A putative new idea for AI control; index here.
Is there a teapot currently somewhere between the orbit of Earth and Mars? And who won the 1986 World Cup football match between England and Argentina? And what do these questions have to do with learning human values?
Underlying true reality?
Both those top questions are uncertain. We haven’t scanned the solar system with enough precision to find any such teapot. And though the referee allowed the first Argentine goal, making it official, and though FIFA had Agentina progress to the semi-finales (they would eventually win the tournament) while England was eliminate… that goal, the “Hand of God” goal, was scored by Maradona with his hand, a totally illegal move.
In a sense, neither question can ever be fully resolved. Even if we fully sweep the the solar system for teapots in a century’s time, it’s still possible there might have been one now, and it then crashed into the sun, stopping us from ever finding it. And in the spirit of ambijectivity, the question of Argentina’s victory (or whether it was a “proper” victory, or a “fair” victory) depends on which aspect of the definition of victory you choose to emphasise - the referee’s call and the official verdict, versus the clear violation of the rules.
Nevertheless, there is a sense in which we feel the first question has a definite answer (which is almost certainly “no”), while the second is purely about definitions.
Answering the question
Why do we feel that the teapot question has a definite answer? Well, we have a model of reality as something that actually objectively exists, and our investigation of the world backs it up - when confronted by a door, we feel that there is something behind the door, even if we choose not to open it. There are various counterfactuals in which we could have sent out a probe to any given area of the orbit, so we feel we could have resolved the “is there a teapot at this location” for any given location within a wide radius of the Earth.
Basically, the universe has features that causes us to believe that when we observe it (quantum effects aside), we are seeing a previous reality rather than creating a new one (see the old debate between platonists and formalists in mathematics).
Whereas even if we had a God or an AI, we don’t expect it to have a definite answer to the question of who won that football match. There is no platonic underlying reality as to the winner of the game, that we could just figure out if we had enough knowledge. We already know everything that’s relevant.

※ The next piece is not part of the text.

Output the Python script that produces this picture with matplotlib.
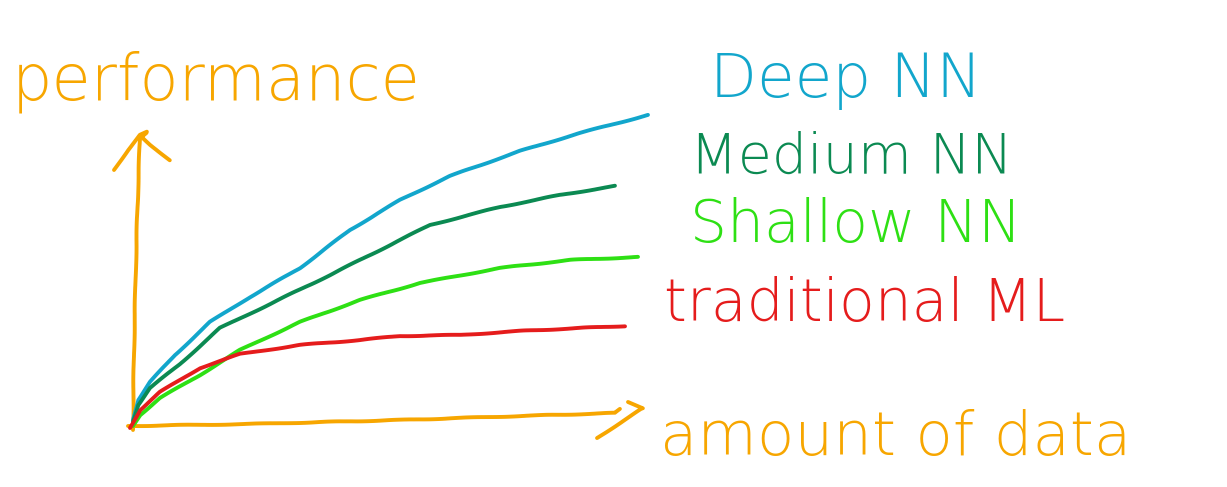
import matplotlib.pyplot as plt
import numpy as np

# Hand-sketched chart, coordinates (pixels, y downwards)
orange = '#f7a600'

# axes strokes
y_axis_x = [133, 134, 136, 138, 140]
y_axis_y = [430, 350, 260, 190, 138]
y_head_x = [114, 128, 140, 147, 141, 150, 170]
y_head_y = [170, 150, 135, 132, 137, 145, 160]
x_axis_x = [128, 250, 400, 520, 615, 620]
x_axis_y = [426, 424, 420, 416, 413, 409]
x_head_x = [628, 643, 597]
x_head_y = [402, 408, 438]

# curves
deep_x = [133, 138, 150, 175, 210, 250, 300, 350, 400, 450, 520, 580, 648]
deep_y = [420, 400, 382, 355, 322, 297, 268, 230, 200, 176, 151, 133, 115]
medium_x = [133, 138, 150, 180, 220, 270, 330, 380, 430, 500, 560, 615]
medium_y = [422, 405, 388, 364, 328, 304, 275, 250, 225, 207, 195, 186]
shallow_x = [133, 140, 160, 200, 240, 300, 360, 420, 500, 570, 638]
shallow_y = [426, 415, 398, 375, 350, 322, 300, 283, 268, 260, 257]
trad_x = [130, 140, 160, 200, 240, 300, 360, 400, 460, 520, 580, 625]
trad_y = [428, 410, 392, 368, 354, 345, 340, 336, 335, 331, 328, 326]

curves = [
    (deep_x, deep_y, '#12a6cc'),
    (medium_x, medium_y, '#0b8a52'),
    (shallow_x, shallow_y, '#2ee014'),
    (trad_x, trad_y, '#e51c1c'),
]

labels = ['performance', 'Deep NN', 'Medium NN', 'Shallow NN', 'traditional ML', 'amount of data']
label_x = [12, 710, 690, 690, 664, 660]
label_y = [82, 80, 158, 226, 305, 438]
label_colors = [orange, '#12a6cc', '#0b8a52', '#2ee014', '#e51c1c', orange]
label_sizes = [46, 44, 40, 42, 42, 44]

fig = plt.figure(figsize=(12.27, 4.87), dpi=100)
ax = fig.add_axes([0, 0, 1, 1])
ax.set_xlim(0, 1227)
ax.set_ylim(487, 0)
ax.axis('off')

with plt.rc_context({'path.sketch': (0.35, 80, 2)}):
    for xs, ys in [(y_axis_x, y_axis_y), (y_head_x, y_head_y),
                   (x_axis_x, x_axis_y), (x_head_x, x_head_y)]:
        ax.plot(xs, ys, color=orange, lw=2.8, solid_capstyle='round', solid_joinstyle='round')
    for xs, ys, c in curves:
        ax.plot(xs, ys, color=c, lw=2.8, solid_capstyle='round', solid_joinstyle='round')

for t, x, y, c, s in zip(labels, label_x, label_y, label_colors, label_sizes):
    ax.text(x, y, t, color=c, fontsize=s, va='center', ha='left',
            family='DejaVu Sans', fontweight='light')

fig.savefig('out.png', dpi=100)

Procedure for learning/defining human values
Many attempts at learning human values are framed as “humans have an underlying true reward R, and here is procedure P for determining it”.
But in most cases, that formulation is incorrect, because the paper is actually saying “here is a procedure P for determining human values”. Actually saying that humans have true rewards is a much more complicated process: you have to justify that the true R exists, like Russell’s teapot, rather than being a question of definition, like Argentina’s football victory.
That sounds like a meaningless distinction: what is, in practice, the difference between a true reward R and an imperfect estimator P, and just P? It’s simpler conceptually if we talk about the true R, so why not do so?
It’s simpler, but much more misleading. If you work under the assumption that there is a true R, then you’re less likely to think that P might lead you astray. And if you see imperfections in P, your first instinct is something like “make P more rational/more likely to converge on R”, rather than ask the true question, which is “is P a good definition of human values?”
Even if the moral realists are right, and there is a true R, thinking about it is still misleading. Because there is, as yet, no satisfactory definition of this true R, and it’s very hard to make something converge better onto something you haven’t defined. Shifting the focus from the unknown (and maybe unknowable, or maybe even non-existent) R, to the actual P, is important.
It’s because I was focused so strongly on the procedure P, treating R as non-existent, that I was able to find some of the problems with value learning algorithms.
When you think that way, it becomes natural to ponder issues like “if we define victory through the official result, this leaves open the possibility for referee-concealed rule-breaking; is this acceptable for whatever we need that definition for?”